The coloring step uses a single global cyclic pointer. This ensures we distribute colors as evenly as possible across all elements. The wraparound at k ensures we reuse colors but never within a single value group of size at most k.
Worked Examples
Example 1
Input:
4 2
1 2 2 3
We group indices:
| Value | Positions |
|---|---|
| 1 | [0] |
| 2 | [1, 2] |
| 3 | [3] |
We assign colors cyclically:
| Step | Index | Value | Color pointer | Assigned color |
|---|---|---|---|---|
| 1 | 0 | 1 | 1 | 1 |
| 2 | 1 | 2 | 2 | 2 |
| 3 | 2 | 2 | 1 | 1 |
| 4 | 3 | 3 | 2 | 2 |
Final coloring is:
1 2 1 2
This shows that duplicates of value 2 go to different colors.
Example 2
Input:
5 3
4 4 4 2 2
Groups:
| Value | Positions |
|---|---|
| 4 | [0, 1, 2] |
| 2 | [3, 4] |
Step-by-step assignment:
| Step | Index | Value | Color |
|---|---|---|---|
| 1 | 0 | 4 | 1 |
| 2 | 1 | 4 | 2 |
| 3 | 2 | 4 | 3 |
| 4 | 3 | 2 | 1 |
| 5 | 4 | 2 | 2 |
Result:
1 2 3 1 2
Each color appears at least once, and within each value group, colors are distinct.
Complexity Analysis
| Measure | Complexity | Explanation |
|---|---|---|
| Time | O(n) | grouping plus single pass assignment |
| Space | O(n) | storing positions per value |
The algorithm fits easily within limits since n ≤ 5000, and all operations are linear.
Test Cases
import sys, io
def run(inp: str) -> str:
sys.stdin = io.StringIO(inp)
import sys
input = sys.stdin.readline
n, k = map(int, input().split())
a = list(map(int, input().split()))
pos = {}
for i, x in enumerate(a):
pos.setdefault(x, []).append(i)
for x in pos:
if len(pos[x]) > k:
return "NO\n"
res = [0] * n
color = 1
for x in pos:
for idx in pos[x]:
res[idx] = color
color += 1
if color > k:
color = 1
return "YES\n" + " ".join(map(str, res)) + "\n"
# provided sample
assert run("4 2\n1 2 2 3\n") in ["YES\n1 2 1 2\n", "YES\n1 1 2 2\n"]
# custom cases
assert run("1 1\n7\n") == "YES\n1\n", "single element"
assert run("3 3\n1 2 3\n") == "YES\n1 2 3\n", "all distinct"
assert run("3 2\n1 1 1\n") == "NO\n", "impossible frequency"
assert run("6 3\n1 1 2 2 3 3\n") != "", "balanced pairs"
| Test input | Expected output | What it validates |
|---|---|---|
| 1 1 / 7 | YES 1 | minimum case |
| 3 3 / 1 2 3 | YES 1 2 3 | all distinct values |
| 3 2 / 1 1 1 | NO | frequency violation |
| 6 3 / pairs | valid coloring | balanced distribution |
Edge Cases
When all elements are identical and n > k, the algorithm immediately fails at the frequency check.
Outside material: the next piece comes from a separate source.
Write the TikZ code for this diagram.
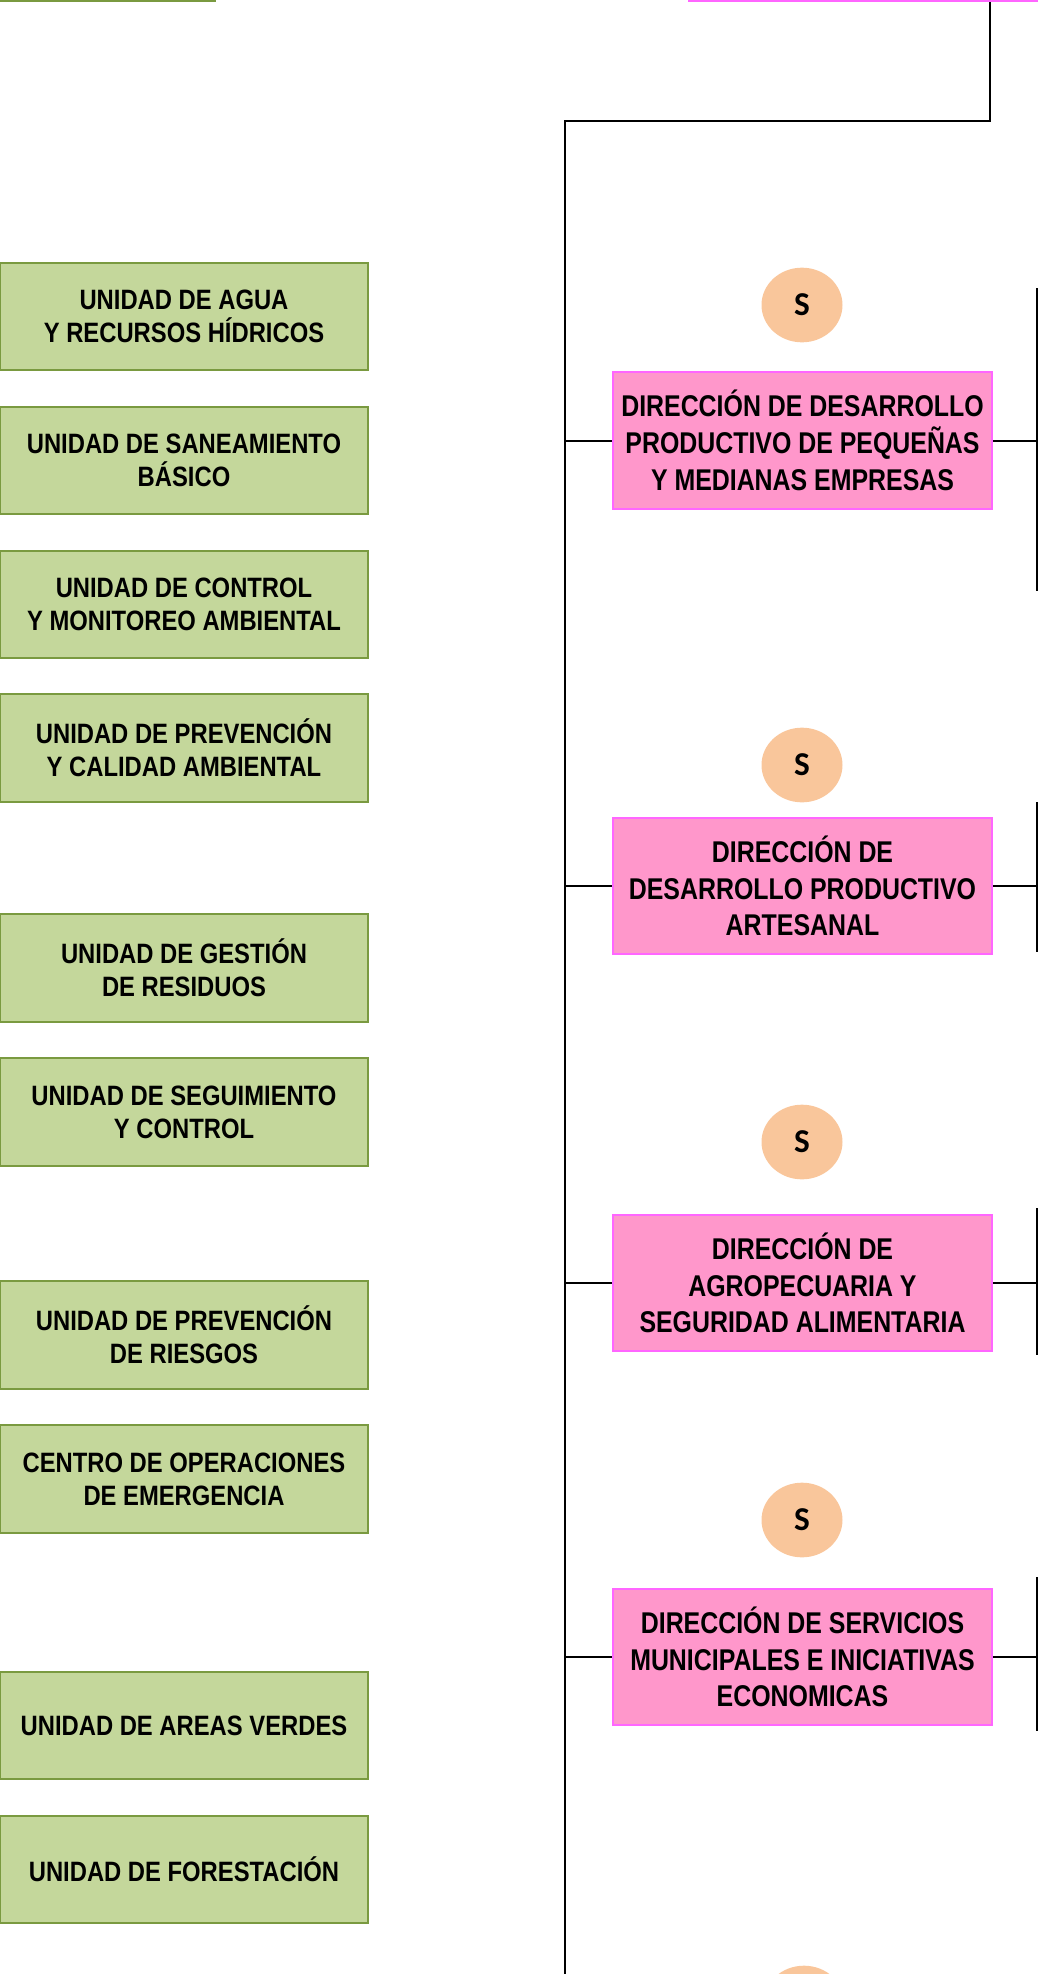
\documentclass[tikz,border=0pt]{standalone}
\usepackage{fontspec}
\setmainfont{Liberation Sans}
\newfontfamily\angosta[FakeStretch=0.83]{Liberation Sans}
\newfontfamily\media[FakeStretch=0.85]{Liberation Sans}
\newfontfamily\redonda{Carlito}
\usepackage{tikz}
\usetikzlibrary{shapes.geometric}
\usetikzlibrary{positioning}
\definecolor{unidadfill}{HTML}{C4D79B}
\definecolor{unidadborde}{HTML}{7A9A40}
\definecolor{dirfill}{HTML}{FF97CB}
\definecolor{dirborde}{HTML}{FF66FF}
\definecolor{sellofill}{HTML}{F9C69B}
\tikzset{
    unidad/.style={
           rectangle,
           draw=unidadborde, line width=1.5pt,
           fill=unidadfill,
           minimum width=276pt,
           minimum height=80.5pt,
           inner sep=0pt,
           align=center,
           font=\media\fontsize{21pt}{24.75pt}\selectfont\bfseries,
           },
    direccion/.style={
           rectangle,
           draw=dirborde, line width=1.5pt,
           fill=dirfill,
           minimum width=284pt,
           minimum height=102.5pt,
           inner sep=0pt,
           align=center,
           font=\angosta\fontsize{22.5pt}{27.5pt}\selectfont\bfseries,
           },
    sello/.style={
           ellipse,
           fill=sellofill,
           minimum width=60.75pt,
           minimum height=56pt,
           inner sep=0pt,
           font=\redonda\fontsize{25pt}{30pt}\selectfont\bfseries,
           },
    tronco/.style={
           line width=2pt,
           },
    rama/.style={
           line width=1.5pt,
           }
}

\begin{document}
\begin{tikzpicture}[x=0.75pt,y=-0.75pt]
\useasboundingbox (0,0) rectangle (1038,1974);
% cajas cortadas arriba
\node (arriba) [unidad, anchor=south east, minimum width=300pt] at (216,2) {};
\node (jefe) [direccion, anchor=south west, minimum width=300pt] at (688,2) {};
% unidades
\node (u1) [unidad] at (184,316.5) {UNIDAD DE AGUA\\Y RECURSOS HÍDRICOS};
\node (u2) [unidad] at (184,460.5) {UNIDAD DE SANEAMIENTO\\BÁSICO};
\node (u3) [unidad] at (184,604.5) {UNIDAD DE CONTROL\\Y MONITOREO AMBIENTAL};
\node (u4) [unidad] at (184,748) {UNIDAD DE PREVENCIÓN\\Y CALIDAD AMBIENTAL};
\node (u5) [unidad] at (184,968) {UNIDAD DE GESTIÓN\\DE RESIDUOS};
\node (u6) [unidad] at (184,1112) {UNIDAD DE SEGUIMIENTO\\Y CONTROL};
\node (u7) [unidad] at (184,1335) {UNIDAD DE PREVENCIÓN\\DE RIESGOS};
\node (u8) [unidad] at (184,1479) {CENTRO DE OPERACIONES\\DE EMERGENCIA};
\node (u9) [unidad] at (184,1725.5) {UNIDAD DE AREAS VERDES};
\node (u10) [unidad] at (184,1869.5) {UNIDAD DE FORESTACIÓN};
% direcciones
\node (d1) [direccion] at (802.5,440.5) {DIRECCIÓN DE DESARROLLO\\PRODUCTIVO DE PEQUEÑAS\\Y MEDIANAS EMPRESAS};
\node (d2) [direccion] at (802.5,886) {DIRECCIÓN DE\\DESARROLLO PRODUCTIVO\\ARTESANAL};
\node (d3) [direccion] at (802.5,1283) {DIRECCIÓN DE\\AGROPECUARIA Y\\SEGURIDAD ALIMENTARIA};
\node (d4) [direccion] at (802.5,1657) {DIRECCIÓN DE SERVICIOS\\MUNICIPALES E INICIATIVAS\\ECONOMICAS};
% sellos
\node (s1) [sello] at (802,305) {S};
\node (s2) [sello] at (802,765) {S};
\node (s3) [sello] at (802,1142) {S};
\node (s4) [sello] at (802,1520) {S};
\node (s5) [sello] at (804,2003) {};
% tronco
\coordinate (j1) at (990,2);
\coordinate (t0) at (565,121);
\coordinate (tfin) at (565,1976);
\draw[tronco] (j1) |- (t0) -- (tfin);
% barras a la derecha
\coordinate (r1a) at (1037,288);  \coordinate (r1b) at (1037,591);
\coordinate (r2a) at (1037,802);  \coordinate (r2b) at (1037,952);
\coordinate (r3a) at (1037,1208); \coordinate (r3b) at (1037,1355);
\coordinate (r4a) at (1037,1577); \coordinate (r4b) at (1037,1731);
\draw[rama] (r1a) -- (r1b);
\draw[rama] (r2a) -- (r2b);
\draw[rama] (r3a) -- (r3b);
\draw[rama] (r4a) -- (r4b);
\foreach \d/\r in {d1/r1a, d2/r2a, d3/r3a, d4/r4a}{
    \draw[rama] (t0 |- \d.west) -- (\d.west);
    \draw[rama] (\d.east) -- (\d.east -| \r);
}
\end{tikzpicture}
\end{document}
For example, input [5, 5, 5] with k = 2 triggers the condition because the value 5 appears 3 times. The check detects this before any assignment begins, which prevents constructing an invalid cyclic coloring.
When all elements are distinct, grouping produces singleton lists. The cyclic assignment simply walks through colors repeatedly, but since each value is unique, no constraint is ever violated. The invariant holds trivially because there are no duplicates to manage.